- WORK TO COMPLETE: Each entry below should be written out exactly as it is, with no pictures.

__________

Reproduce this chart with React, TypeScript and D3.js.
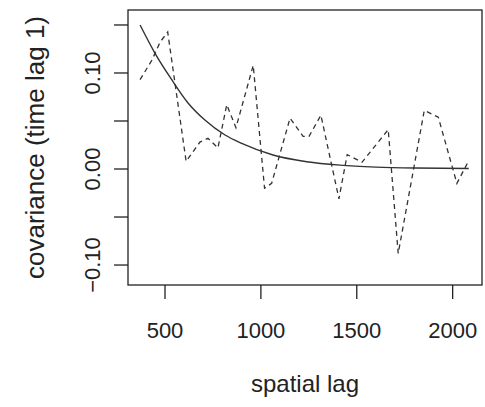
import React from "react";
import * as d3 from "d3";

// Empirical covariance (dashed line)
const lagX = [370, 432, 474, 514, 610, 682, 724, 776, 822, 870, 960, 1019, 1056, 1152, 1220, 1251, 1313, 1407, 1450, 1508, 1527, 1664, 1716, 1852, 1925, 2022, 2082];
const covY = [0.093, 0.1135, 0.132, 0.1427, 0.008, 0.028, 0.032, 0.022, 0.067, 0.043, 0.108, -0.02, -0.015, 0.053, 0.034, 0.034, 0.056, -0.031, 0.015, 0.009, 0.007, 0.041, -0.088, 0.061, 0.054, -0.015, 0.008];

// Fitted covariance model (solid line)
const fitX = [370, 448, 535, 620, 708, 813, 900, 1063, 1239, 1412, 1600, 1800, 2084];
const fitY = [0.15, 0.1205, 0.093, 0.0688, 0.051, 0.0354, 0.0267, 0.0146, 0.0076, 0.004, 0.002, 0.001, 0.0005];

const xTicks = [500, 1000, 1500, 2000];
const xTickLabels = ["500", "1000", "1500", "2000"];
const yTicks = [-0.1, -0.05, 0, 0.05, 0.1, 0.15];
const yTickLabels = ["−0.10", "", "0.00", "", "0.10", ""];

const xTitle = "spatial lag";
const yTitle = "covariance (time lag 1)";

export default function App() {
  const W = 485, H = 407;
  const L = 128, R = 482, T = 10, B = 285;
  const x = d3.scaleLinear().domain([307, 2153]).range([L, R]);
  const y = d3.scaleLinear().domain([-0.1208, 0.1656]).range([B, T]);

  const empPts: [number, number][] = lagX.map((v, i) => [v, covY[i]]);
  const fitPts: [number, number][] = fitX.map((v, i) => [v, fitY[i]]);
  const lineGen = d3.line<[number, number]>().x(d => x(d[0])).y(d => y(d[1]));
  const fitGen = d3.line<[number, number]>().x(d => x(d[0])).y(d => y(d[1])).curve(d3.curveMonotoneX);

  const font = "'Liberation Sans', Arial, Helvetica, sans-serif";
  const col = "#222";

  return (
    <svg width={W} height={H} style={{ position: "absolute", left: 0, top: 0, background: "#fff" }} fontFamily={font}>
      <rect x={0} y={0} width={W} height={H} fill="#fff" />
      <path d={lineGen(empPts) || ""} fill="none" stroke="#333" strokeWidth={1.3} strokeDasharray="5,4" />
      <path d={fitGen(fitPts) || ""} fill="none" stroke="#333" strokeWidth={1.4} />
      <rect x={L} y={T} width={R - L} height={B - T} fill="none" stroke={col} strokeWidth={1.3} />
      {xTicks.map((t, i) => (
        <g key={"xt" + i}>
          <line x1={x(t)} x2={x(t)} y1={B} y2={B + 14} stroke={col} strokeWidth={1.3} />
          <text x={x(t)} y={338} textAnchor="middle" fontSize={22} fill={col}>{xTickLabels[i]}</text>
        </g>
      ))}
      {yTicks.map((t, i) => (
        <g key={"yt" + i}>
          <line x1={L - 14} x2={L} y1={y(t)} y2={y(t)} stroke={col} strokeWidth={1.3} />
          {yTickLabels[i] && (
            <text transform={`translate(100,${y(t)}) rotate(-90)`} textAnchor="middle" fontSize={22} fill={col}>{yTickLabels[i]}</text>
          )}
        </g>
      ))}
      <text x={(L + R) / 2} y={392} textAnchor="middle" fontSize={24} fill={col}>{xTitle}</text>
      <text transform={`translate(44,${(T + B) / 2}) rotate(-90)`} textAnchor="middle" fontSize={26} fill={col}>{yTitle}</text>
    </svg>
  );
}
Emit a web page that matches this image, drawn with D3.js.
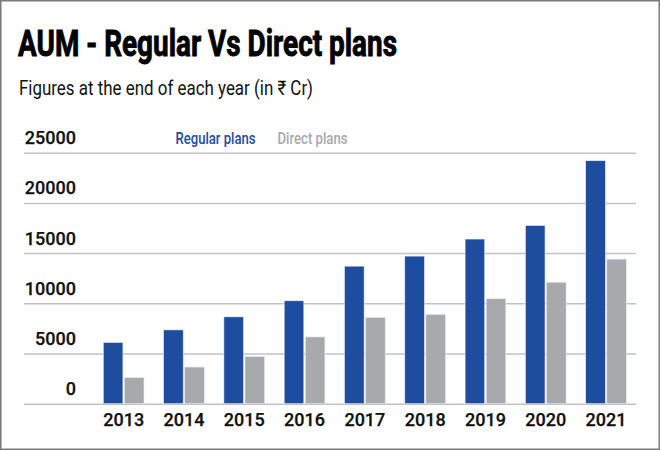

__________

- ANSWER TO THIS EXERCISE:
Reproduce this chart with React, TypeScript and D3.js.
import React from "react";
import * as d3 from "d3";

// Empirical covariance (dashed line)
const lagX = [370, 432, 474, 514, 610, 682, 724, 776, 822, 870, 960, 1019, 1056, 1152, 1220, 1251, 1313, 1407, 1450, 1508, 1527, 1664, 1716, 1852, 1925, 2022, 2082];
const covY = [0.093, 0.1135, 0.132, 0.1427, 0.008, 0.028, 0.032, 0.022, 0.067, 0.043, 0.108, -0.02, -0.015, 0.053, 0.034, 0.034, 0.056, -0.031, 0.015, 0.009, 0.007, 0.041, -0.088, 0.061, 0.054, -0.015, 0.008];

// Fitted covariance model (solid line)
const fitX = [370, 448, 535, 620, 708, 813, 900, 1063, 1239, 1412, 1600, 1800, 2084];
const fitY = [0.15, 0.1205, 0.093, 0.0688, 0.051, 0.0354, 0.0267, 0.0146, 0.0076, 0.004, 0.002, 0.001, 0.0005];

const xTicks = [500, 1000, 1500, 2000];
const xTickLabels = ["500", "1000", "1500", "2000"];
const yTicks = [-0.1, -0.05, 0, 0.05, 0.1, 0.15];
const yTickLabels = ["−0.10", "", "0.00", "", "0.10", ""];

const xTitle = "spatial lag";
const yTitle = "covariance (time lag 1)";

export default function App() {
  const W = 485, H = 407;
  const L = 128, R = 482, T = 10, B = 285;
  const x = d3.scaleLinear().domain([307, 2153]).range([L, R]);
  const y = d3.scaleLinear().domain([-0.1208, 0.1656]).range([B, T]);

  const empPts: [number, number][] = lagX.map((v, i) => [v, covY[i]]);
  const fitPts: [number, number][] = fitX.map((v, i) => [v, fitY[i]]);
  const lineGen = d3.line<[number, number]>().x(d => x(d[0])).y(d => y(d[1]));
  const fitGen = d3.line<[number, number]>().x(d => x(d[0])).y(d => y(d[1])).curve(d3.curveMonotoneX);

  const font = "'Liberation Sans', Arial, Helvetica, sans-serif";
  const col = "#222";

  return (
    <svg width={W} height={H} style={{ position: "absolute", left: 0, top: 0, background: "#fff" }} fontFamily={font}>
      <rect x={0} y={0} width={W} height={H} fill="#fff" />
      <path d={lineGen(empPts) || ""} fill="none" stroke="#333" strokeWidth={1.3} strokeDasharray="5,4" />
      <path d={fitGen(fitPts) || ""} fill="none" stroke="#333" strokeWidth={1.4} />
      <rect x={L} y={T} width={R - L} height={B - T} fill="none" stroke={col} strokeWidth={1.3} />
      {xTicks.map((t, i) => (
        <g key={"xt" + i}>
          <line x1={x(t)} x2={x(t)} y1={B} y2={B + 14} stroke={col} strokeWidth={1.3} />
          <text x={x(t)} y={338} textAnchor="middle" fontSize={22} fill={col}>{xTickLabels[i]}</text>
        </g>
      ))}
      {yTicks.map((t, i) => (
        <g key={"yt" + i}>
          <line x1={L - 14} x2={L} y1={y(t)} y2={y(t)} stroke={col} strokeWidth={1.3} />
          {yTickLabels[i] && (
            <text transform={`translate(100,${y(t)}) rotate(-90)`} textAnchor="middle" fontSize={22} fill={col}>{yTickLabels[i]}</text>
          )}
        </g>
      ))}
      <text x={(L + R) / 2} y={392} textAnchor="middle" fontSize={24} fill={col}>{xTitle}</text>
      <text transform={`translate(44,${(T + B) / 2}) rotate(-90)`} textAnchor="middle" fontSize={26} fill={col}>{yTitle}</text>
    </svg>
  );
}
Emit a web page that matches this image, drawn with D3.js.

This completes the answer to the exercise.